Colombie, «même si le gouvernement n’y croit pas, l’espoir de perpétuer la paix demeure réel»


L’Amérique latine est la grande absente du message sur la coopération 2021- 2024 que le Conseil fédéral vient d’adresser au Parlement par le Conseil fédéral. Pourtant la Suisse s’était, par exemple, fortement engagée dans le processus de paix en Colombie. Alejandra Miller Restrepo (photo EB), membre de la Commission de vérité, activée à la suite de la réconciliation nationale obtenue, a dressé vendredi à Berne un portrait très contrasté d’une situation toujours très fragile et précaire.

Après plus de 50 ans de conflits, 300’000 morts et sept millions de personnes déplacées, reconstruire un pays ravagé par la guerre et marqué par les divisions et les haines reste un défi énorme pour cette économiste et politologue qui a pris une part active aux fastidieuses négociations à la Havane. Pour elle, la paix ne tient qu’à un fil.

« Une partie de roulette russe »

Invitée à l’issue de l’Assemblée du KOFF, la plateforme suisse de la promotion de la paix, qui regroupe une cinquantaine d’ONG, et à la projection du film « To end a war » de Marc Silver qui relate les 3 ans de négociations menée par le président colombien Santos et la guérilla des FARC, Alejandra Miller Restreppo a estimé, suite à cette projection, à quel point se jouait ici une partie de « roulette russe d’un processus appelé à se dérouler des années. »

Revenant sur les pourparlers, menés par alors par le président Juan Manuel Santos, récompensé pour ces efforts par le Prix Nobel de la Paix en 2016 et malgré tout poursuivis par son successeur et opposant Alvaro Uribe, notre interlocutrice dresse un constat préoccupant : « le gouvernement colombien actuel (ndlr. présidé par Iván Duque depuis août 2018) ne croit pas à la paix ». Alors que les FARC ont officiellement déposé les armes, elle note que 130 ex-combattants de ce mouvement révolutionnaire ont été tués cette année. Toutefois, Alejandra Miller Restreppo veut rester optimiste : «Le panorama est très difficile, mais l’espoir demeure car l’accord de paix fait partie de la Constitution et la Commission pour la Vérité et une Juridiction pour la paix travaillent activement à la consolidation de cette entente instable.»

Un rapport dans trois ans

Concrètement, la Commission de la Vérité qui constitue le point 5 de l’accord de paix, « accorde le droit aux victimes à la recherche de la vérité historique et aussi à ne plus être persécutés. » La Commission de la Vérité regroupe cinq femmes et six hommes et est présidée par le père jésuite Francisco de Roux qui a dédié toute sa vie aux droits de l’homme. « Elle procède à l’examen des faits et aussi à établir les responsabilités des actes de guerre.

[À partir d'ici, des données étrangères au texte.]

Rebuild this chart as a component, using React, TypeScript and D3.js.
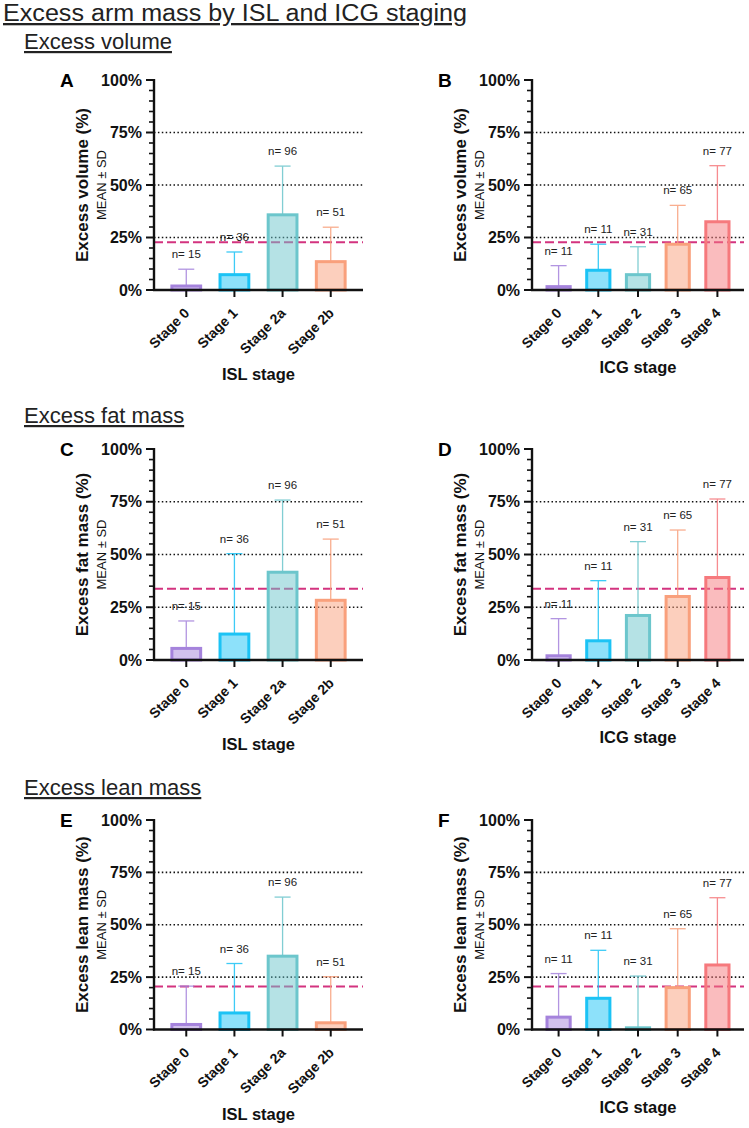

La Commission a pour but de donner aux victimes un droit de savoir ce qui s’est passé. Elle doit rédiger un rapport dans trois ans. »

Pour Alejandra Miller Restreppo, cette Commission a une fonction de «miroir renvoyé aux victimes et aux responsables de ces actes. Nous voulons parvenir à un accord pour éviter que la guerre ne se reproduise, de façon à ne plus jamais la répéter. Un défi périlleux dans un très mauvais climat politique où le conflit repart ». Sans compter que le budget alloué a cette Commission a été réduit de 40%. « Reste que le travail se poursuit pour donner une voix aux victimes et aussi à celles qui ont été contraintes de partir à l’étranger. »

Les effets du conflit sur les femmes et les LGBT

Au sein de la Commission de la Vérité, Alejandra Miller Restreppo, qui enseigne et exerce une activité de chercheuse à l’Université de Cauca dans le Popayan, s’est concentrée sur les effets du conflit armé sur les femmes et la communauté LGBT. Une région qui a souffert de la guerre. « Les organisations féministes ont travaillé pour que la question genre soit comprise dans l’accord de paix. Femmes et communauté LGBT sont intégrés dans ces efforts et c’est une nouveauté. »

L’invitée du KOFF se voit en « ambassadrice » qui, à ce titre, obtenu cette fonction dans la Commission. « J’ai ainsi créé des instruments pour que les victimes genres soient considérées comme un point spécifique du rapport, car sans la voix des femmes, la paix ne peut être complète ». A noter que le rôle tenu par les ex-combattantes ne seront pas oubliées également. « Les viols et les abus sexuels sont de tout ordre, y compris au sein des FARC », précise-t-elle.